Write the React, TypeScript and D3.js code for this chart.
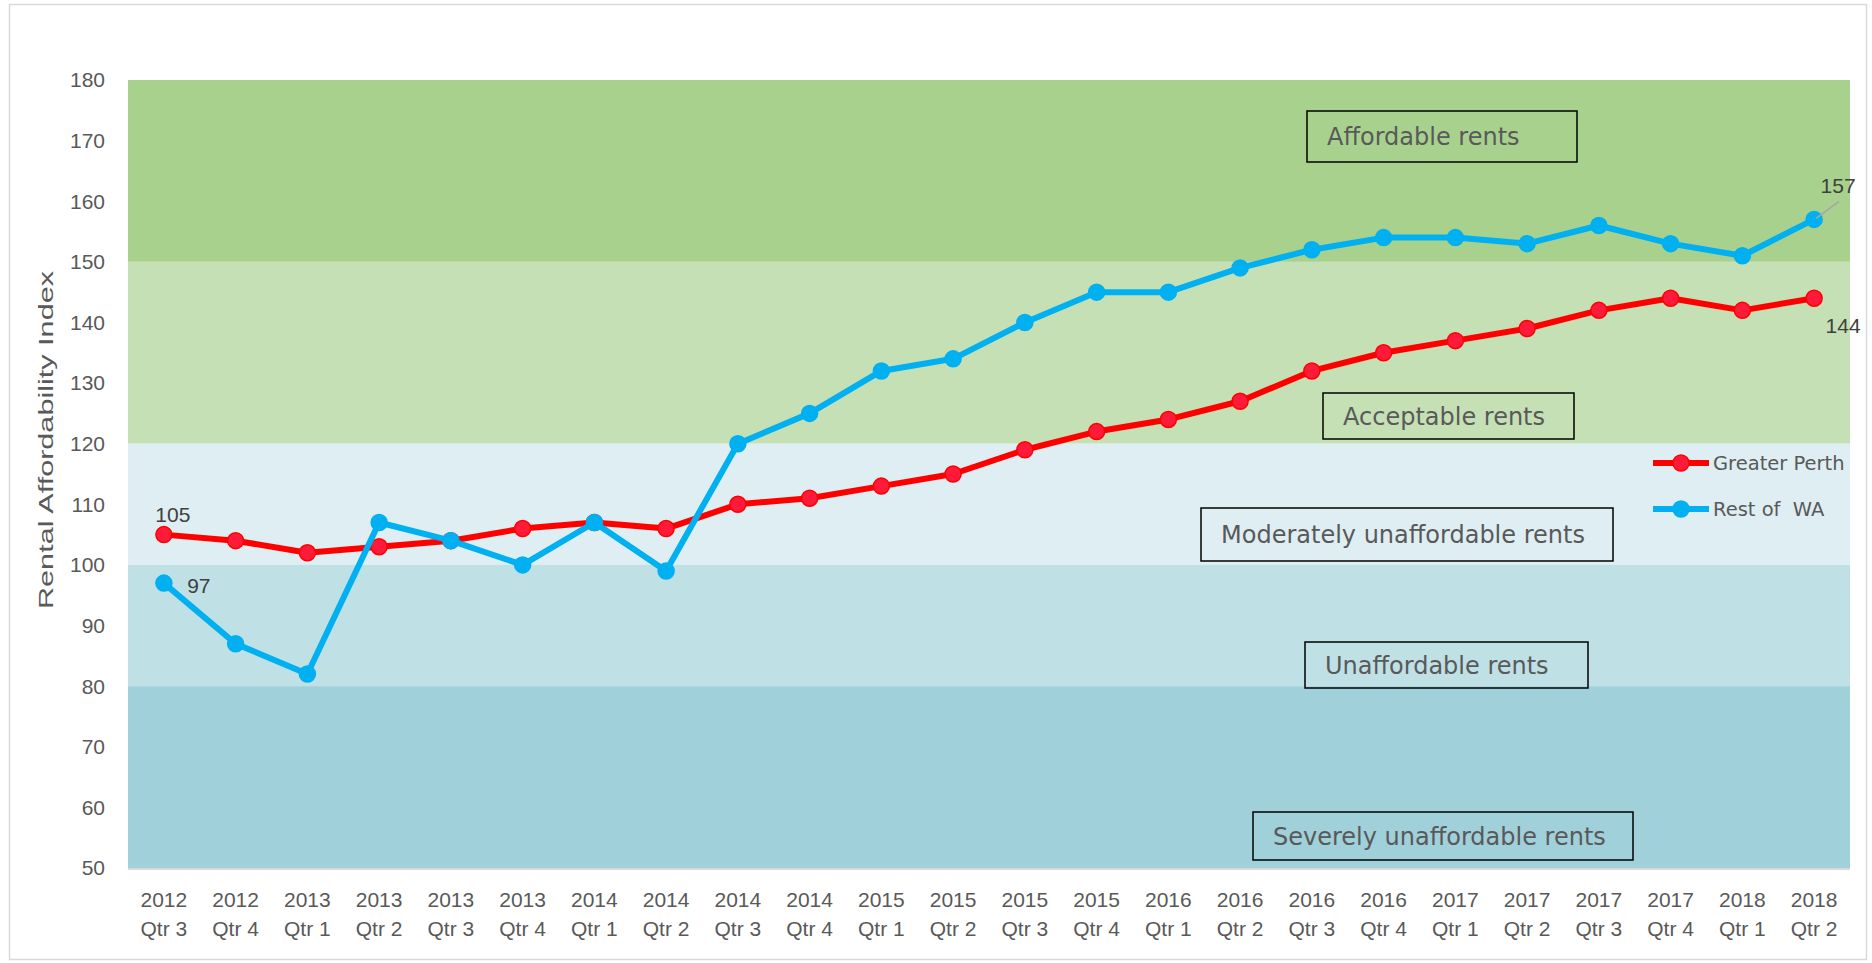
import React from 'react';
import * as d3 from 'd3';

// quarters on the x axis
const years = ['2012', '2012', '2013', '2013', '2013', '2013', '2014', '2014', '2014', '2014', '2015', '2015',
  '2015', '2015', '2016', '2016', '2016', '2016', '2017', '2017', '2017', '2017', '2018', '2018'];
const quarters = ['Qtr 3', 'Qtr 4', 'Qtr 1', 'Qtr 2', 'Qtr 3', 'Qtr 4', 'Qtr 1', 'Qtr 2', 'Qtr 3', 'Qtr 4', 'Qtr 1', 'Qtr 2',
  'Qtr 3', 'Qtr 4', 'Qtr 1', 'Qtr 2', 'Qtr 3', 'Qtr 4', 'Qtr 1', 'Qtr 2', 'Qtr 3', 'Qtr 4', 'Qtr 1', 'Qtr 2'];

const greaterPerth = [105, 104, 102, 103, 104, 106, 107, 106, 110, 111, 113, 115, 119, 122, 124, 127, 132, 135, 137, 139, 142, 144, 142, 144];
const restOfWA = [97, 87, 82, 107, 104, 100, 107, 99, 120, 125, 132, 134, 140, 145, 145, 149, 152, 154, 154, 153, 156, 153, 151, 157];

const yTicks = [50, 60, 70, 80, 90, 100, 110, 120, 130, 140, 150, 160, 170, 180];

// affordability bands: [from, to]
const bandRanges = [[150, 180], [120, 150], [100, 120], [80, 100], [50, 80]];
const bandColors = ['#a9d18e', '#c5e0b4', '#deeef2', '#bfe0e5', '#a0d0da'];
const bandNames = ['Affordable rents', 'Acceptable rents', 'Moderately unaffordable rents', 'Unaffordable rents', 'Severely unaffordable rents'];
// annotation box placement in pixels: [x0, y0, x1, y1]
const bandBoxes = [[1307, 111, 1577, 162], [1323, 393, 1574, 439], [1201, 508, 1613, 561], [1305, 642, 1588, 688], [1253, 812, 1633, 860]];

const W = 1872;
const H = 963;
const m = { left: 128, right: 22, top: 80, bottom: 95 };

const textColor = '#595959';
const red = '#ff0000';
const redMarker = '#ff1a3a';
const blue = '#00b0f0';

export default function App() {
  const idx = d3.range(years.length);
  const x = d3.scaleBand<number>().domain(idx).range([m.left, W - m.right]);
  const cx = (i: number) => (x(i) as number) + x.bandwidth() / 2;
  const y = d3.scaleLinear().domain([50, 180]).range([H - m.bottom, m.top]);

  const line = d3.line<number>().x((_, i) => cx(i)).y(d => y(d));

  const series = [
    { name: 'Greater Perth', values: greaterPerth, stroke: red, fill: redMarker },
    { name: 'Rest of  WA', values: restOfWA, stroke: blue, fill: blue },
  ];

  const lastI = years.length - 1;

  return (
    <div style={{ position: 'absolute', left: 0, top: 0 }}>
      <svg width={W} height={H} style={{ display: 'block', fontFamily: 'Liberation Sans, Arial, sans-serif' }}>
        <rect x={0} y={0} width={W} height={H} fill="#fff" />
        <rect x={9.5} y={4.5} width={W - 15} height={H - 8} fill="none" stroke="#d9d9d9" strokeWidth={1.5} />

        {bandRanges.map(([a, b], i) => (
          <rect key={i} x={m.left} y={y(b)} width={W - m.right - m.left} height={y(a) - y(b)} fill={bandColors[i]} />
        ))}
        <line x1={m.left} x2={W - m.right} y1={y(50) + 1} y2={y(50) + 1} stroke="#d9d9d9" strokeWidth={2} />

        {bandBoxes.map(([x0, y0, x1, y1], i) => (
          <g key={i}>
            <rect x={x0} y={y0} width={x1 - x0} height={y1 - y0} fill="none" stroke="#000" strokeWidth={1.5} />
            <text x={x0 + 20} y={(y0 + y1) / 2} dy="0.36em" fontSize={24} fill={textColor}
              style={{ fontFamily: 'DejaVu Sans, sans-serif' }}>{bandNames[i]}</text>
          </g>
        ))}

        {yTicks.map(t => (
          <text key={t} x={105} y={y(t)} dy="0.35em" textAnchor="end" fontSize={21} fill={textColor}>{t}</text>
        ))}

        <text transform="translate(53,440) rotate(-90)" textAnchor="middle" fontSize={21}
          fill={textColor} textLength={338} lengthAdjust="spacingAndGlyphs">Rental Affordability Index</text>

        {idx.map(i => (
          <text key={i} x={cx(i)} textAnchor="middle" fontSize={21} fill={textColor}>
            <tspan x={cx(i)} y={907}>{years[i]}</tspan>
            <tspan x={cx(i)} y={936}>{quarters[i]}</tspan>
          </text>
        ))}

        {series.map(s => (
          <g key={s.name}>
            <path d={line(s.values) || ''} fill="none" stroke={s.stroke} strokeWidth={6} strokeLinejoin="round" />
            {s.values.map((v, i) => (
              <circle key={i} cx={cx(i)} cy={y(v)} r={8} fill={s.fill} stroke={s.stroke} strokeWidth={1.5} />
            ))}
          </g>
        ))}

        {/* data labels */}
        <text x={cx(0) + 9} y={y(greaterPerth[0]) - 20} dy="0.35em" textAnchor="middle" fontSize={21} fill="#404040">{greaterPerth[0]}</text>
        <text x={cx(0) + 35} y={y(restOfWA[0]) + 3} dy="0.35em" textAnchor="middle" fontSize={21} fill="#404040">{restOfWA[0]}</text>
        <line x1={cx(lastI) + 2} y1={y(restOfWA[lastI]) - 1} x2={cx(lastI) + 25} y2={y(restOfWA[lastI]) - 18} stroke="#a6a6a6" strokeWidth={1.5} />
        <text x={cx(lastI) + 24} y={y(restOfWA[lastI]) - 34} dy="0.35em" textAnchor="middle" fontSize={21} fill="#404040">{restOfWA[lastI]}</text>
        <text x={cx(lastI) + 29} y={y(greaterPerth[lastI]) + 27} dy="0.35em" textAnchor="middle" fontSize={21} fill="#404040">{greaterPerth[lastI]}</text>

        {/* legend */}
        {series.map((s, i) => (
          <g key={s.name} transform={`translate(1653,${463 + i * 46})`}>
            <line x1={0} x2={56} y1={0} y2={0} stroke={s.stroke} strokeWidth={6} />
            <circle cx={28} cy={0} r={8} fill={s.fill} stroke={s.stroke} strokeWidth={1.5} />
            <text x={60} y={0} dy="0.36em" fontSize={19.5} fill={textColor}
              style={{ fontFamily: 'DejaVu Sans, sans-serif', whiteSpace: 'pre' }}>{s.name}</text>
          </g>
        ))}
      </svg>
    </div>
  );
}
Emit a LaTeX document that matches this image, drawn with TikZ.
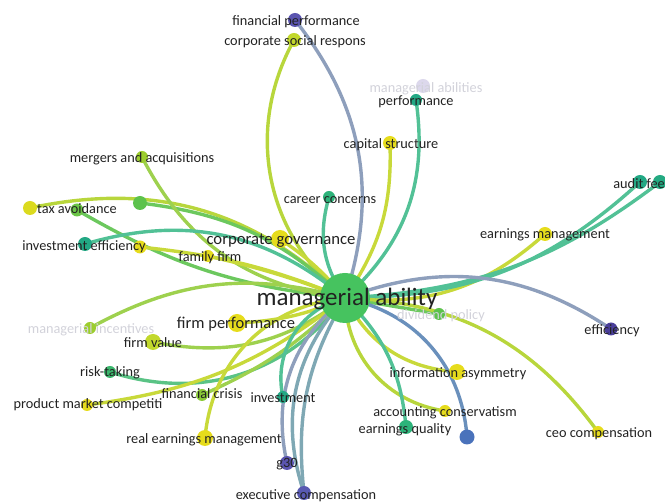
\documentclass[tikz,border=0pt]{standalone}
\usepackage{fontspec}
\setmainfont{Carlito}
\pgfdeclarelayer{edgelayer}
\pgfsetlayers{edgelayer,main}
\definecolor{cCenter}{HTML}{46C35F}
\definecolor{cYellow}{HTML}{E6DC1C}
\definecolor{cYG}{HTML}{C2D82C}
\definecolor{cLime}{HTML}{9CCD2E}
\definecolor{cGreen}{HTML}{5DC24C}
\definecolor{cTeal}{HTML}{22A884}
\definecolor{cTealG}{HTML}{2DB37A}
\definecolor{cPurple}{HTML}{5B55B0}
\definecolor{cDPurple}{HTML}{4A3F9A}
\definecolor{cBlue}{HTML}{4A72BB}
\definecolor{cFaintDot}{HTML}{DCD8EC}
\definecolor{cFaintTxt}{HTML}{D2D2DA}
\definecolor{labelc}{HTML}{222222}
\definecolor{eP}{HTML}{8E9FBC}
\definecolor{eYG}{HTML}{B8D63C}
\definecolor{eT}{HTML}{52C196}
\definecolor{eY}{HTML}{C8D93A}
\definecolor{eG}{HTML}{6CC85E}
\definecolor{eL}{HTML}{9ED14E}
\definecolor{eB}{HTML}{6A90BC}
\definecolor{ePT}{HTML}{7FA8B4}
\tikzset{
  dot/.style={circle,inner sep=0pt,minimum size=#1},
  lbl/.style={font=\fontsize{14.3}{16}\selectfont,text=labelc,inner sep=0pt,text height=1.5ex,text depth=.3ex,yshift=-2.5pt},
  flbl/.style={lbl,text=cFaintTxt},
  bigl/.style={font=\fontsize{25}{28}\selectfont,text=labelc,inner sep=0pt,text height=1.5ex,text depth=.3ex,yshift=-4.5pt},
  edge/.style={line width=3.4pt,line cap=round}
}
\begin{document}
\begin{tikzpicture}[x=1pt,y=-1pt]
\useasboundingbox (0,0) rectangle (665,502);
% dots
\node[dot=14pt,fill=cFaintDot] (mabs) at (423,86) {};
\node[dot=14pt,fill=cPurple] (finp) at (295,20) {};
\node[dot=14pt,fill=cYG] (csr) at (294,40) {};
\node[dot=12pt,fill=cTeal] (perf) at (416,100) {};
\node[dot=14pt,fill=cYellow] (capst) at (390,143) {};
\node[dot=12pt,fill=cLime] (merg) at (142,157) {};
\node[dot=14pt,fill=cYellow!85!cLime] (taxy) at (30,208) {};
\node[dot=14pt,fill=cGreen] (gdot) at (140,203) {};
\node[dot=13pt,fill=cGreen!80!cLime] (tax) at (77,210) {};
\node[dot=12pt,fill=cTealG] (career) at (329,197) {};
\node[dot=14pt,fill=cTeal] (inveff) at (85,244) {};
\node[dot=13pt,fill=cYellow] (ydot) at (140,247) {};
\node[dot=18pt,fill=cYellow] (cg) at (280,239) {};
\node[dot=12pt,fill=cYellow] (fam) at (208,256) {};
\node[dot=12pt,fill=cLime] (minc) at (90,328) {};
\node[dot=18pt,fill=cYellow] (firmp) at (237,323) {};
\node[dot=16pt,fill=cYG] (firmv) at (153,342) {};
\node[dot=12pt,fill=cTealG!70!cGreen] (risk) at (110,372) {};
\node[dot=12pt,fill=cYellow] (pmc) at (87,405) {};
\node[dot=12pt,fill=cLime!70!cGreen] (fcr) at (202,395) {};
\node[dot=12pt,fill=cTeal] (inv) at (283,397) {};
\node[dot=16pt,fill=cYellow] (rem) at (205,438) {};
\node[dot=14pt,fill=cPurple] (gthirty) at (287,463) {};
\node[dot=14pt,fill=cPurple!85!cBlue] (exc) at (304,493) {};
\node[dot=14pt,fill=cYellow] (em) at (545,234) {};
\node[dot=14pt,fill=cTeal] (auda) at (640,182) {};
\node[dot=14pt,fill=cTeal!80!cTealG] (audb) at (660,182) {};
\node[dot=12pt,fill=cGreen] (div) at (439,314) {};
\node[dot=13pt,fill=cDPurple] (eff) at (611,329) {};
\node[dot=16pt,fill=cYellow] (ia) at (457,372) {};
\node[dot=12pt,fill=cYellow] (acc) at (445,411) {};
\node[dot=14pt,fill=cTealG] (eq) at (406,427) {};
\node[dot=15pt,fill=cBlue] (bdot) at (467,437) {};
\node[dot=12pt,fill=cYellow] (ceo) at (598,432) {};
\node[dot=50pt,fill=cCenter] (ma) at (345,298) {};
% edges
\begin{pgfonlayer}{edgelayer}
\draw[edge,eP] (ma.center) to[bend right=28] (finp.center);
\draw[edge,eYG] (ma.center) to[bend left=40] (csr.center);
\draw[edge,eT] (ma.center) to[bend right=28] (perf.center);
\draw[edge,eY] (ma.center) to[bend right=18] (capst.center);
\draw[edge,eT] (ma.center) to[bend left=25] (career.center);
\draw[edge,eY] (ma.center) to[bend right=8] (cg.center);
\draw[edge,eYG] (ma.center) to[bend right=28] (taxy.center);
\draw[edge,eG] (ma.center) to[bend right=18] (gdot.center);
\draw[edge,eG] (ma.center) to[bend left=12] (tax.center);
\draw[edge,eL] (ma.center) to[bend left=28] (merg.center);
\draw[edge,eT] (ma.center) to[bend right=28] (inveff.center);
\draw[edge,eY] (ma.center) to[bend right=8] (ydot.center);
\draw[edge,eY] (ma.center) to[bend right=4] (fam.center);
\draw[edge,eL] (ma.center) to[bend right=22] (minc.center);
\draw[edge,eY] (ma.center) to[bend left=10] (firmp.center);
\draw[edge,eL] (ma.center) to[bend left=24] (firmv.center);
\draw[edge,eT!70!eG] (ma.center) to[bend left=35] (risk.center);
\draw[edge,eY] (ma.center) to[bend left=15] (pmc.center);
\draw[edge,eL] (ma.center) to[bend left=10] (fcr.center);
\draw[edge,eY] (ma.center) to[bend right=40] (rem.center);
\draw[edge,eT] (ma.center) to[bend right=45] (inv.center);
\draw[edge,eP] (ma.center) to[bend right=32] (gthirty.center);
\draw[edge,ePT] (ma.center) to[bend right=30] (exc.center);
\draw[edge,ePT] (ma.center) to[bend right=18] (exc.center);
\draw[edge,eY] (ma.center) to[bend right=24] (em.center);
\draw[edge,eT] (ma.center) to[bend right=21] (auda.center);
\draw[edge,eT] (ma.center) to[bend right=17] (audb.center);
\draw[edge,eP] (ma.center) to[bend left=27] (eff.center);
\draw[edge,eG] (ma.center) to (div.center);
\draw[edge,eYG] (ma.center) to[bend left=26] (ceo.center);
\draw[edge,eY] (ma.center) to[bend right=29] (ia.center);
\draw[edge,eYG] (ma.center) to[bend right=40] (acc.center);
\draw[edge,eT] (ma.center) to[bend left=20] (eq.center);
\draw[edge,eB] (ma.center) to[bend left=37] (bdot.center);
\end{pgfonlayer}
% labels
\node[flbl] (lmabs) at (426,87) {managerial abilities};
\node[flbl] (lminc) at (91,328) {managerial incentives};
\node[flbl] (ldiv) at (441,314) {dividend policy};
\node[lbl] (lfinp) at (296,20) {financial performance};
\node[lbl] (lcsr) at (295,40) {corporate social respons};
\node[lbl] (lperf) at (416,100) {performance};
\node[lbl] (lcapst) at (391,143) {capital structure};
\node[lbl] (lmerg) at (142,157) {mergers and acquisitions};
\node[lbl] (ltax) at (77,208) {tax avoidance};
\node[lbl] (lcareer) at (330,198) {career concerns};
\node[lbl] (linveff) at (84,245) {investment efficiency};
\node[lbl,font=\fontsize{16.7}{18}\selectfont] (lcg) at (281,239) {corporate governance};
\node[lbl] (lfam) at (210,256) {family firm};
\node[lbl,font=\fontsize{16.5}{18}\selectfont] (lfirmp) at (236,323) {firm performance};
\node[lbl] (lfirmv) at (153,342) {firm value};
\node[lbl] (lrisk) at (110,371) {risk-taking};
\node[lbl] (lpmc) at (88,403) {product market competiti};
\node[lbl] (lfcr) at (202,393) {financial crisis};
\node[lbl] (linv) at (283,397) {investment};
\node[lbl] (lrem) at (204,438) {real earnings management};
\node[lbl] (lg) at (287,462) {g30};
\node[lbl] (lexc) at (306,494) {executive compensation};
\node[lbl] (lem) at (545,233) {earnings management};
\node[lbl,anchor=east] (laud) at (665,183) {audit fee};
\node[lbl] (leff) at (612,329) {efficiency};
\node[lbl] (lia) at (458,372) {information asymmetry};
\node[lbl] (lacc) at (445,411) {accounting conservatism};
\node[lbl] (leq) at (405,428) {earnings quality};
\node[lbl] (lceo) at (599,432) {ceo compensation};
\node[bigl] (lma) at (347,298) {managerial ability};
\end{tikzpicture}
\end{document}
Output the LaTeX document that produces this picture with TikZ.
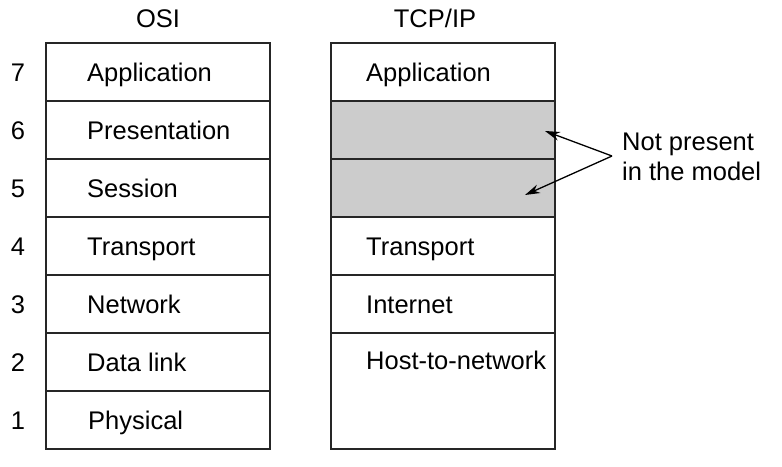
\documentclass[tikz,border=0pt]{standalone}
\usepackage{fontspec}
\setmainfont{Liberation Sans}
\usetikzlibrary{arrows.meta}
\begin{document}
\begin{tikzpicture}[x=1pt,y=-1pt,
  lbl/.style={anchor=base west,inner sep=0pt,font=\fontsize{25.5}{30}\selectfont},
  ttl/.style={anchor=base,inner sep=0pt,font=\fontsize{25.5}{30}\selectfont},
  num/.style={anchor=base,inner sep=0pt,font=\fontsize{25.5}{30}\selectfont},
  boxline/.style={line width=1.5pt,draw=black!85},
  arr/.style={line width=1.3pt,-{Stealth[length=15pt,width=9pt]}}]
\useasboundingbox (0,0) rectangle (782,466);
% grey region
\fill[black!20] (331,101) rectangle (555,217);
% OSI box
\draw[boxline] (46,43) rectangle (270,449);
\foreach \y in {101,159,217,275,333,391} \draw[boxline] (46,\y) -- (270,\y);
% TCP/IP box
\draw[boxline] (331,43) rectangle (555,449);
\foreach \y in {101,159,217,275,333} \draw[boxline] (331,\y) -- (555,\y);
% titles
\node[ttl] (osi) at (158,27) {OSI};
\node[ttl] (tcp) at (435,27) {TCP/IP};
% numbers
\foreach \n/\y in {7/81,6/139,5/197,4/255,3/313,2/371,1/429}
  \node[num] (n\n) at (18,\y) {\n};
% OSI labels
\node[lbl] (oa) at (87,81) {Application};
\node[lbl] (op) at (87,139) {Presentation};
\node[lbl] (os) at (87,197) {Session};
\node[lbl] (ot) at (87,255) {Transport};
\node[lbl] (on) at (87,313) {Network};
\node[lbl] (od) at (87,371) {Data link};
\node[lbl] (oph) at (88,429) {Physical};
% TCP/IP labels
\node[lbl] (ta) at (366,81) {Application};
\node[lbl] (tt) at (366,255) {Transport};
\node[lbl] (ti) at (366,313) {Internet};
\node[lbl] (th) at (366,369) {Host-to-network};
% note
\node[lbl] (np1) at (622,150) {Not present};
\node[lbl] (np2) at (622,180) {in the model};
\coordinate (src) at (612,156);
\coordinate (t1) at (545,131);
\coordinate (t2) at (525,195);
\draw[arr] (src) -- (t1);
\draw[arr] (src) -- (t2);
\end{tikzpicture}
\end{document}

====================

Please reproduce the listing exactly from its opening line through the line that contains "import * as d3 from 'd3';", both included, with all pictures omitted.

Answer for the task>
Write the React, TypeScript and D3.js code for this chart.
import React from 'react';
import * as d3 from 'd3';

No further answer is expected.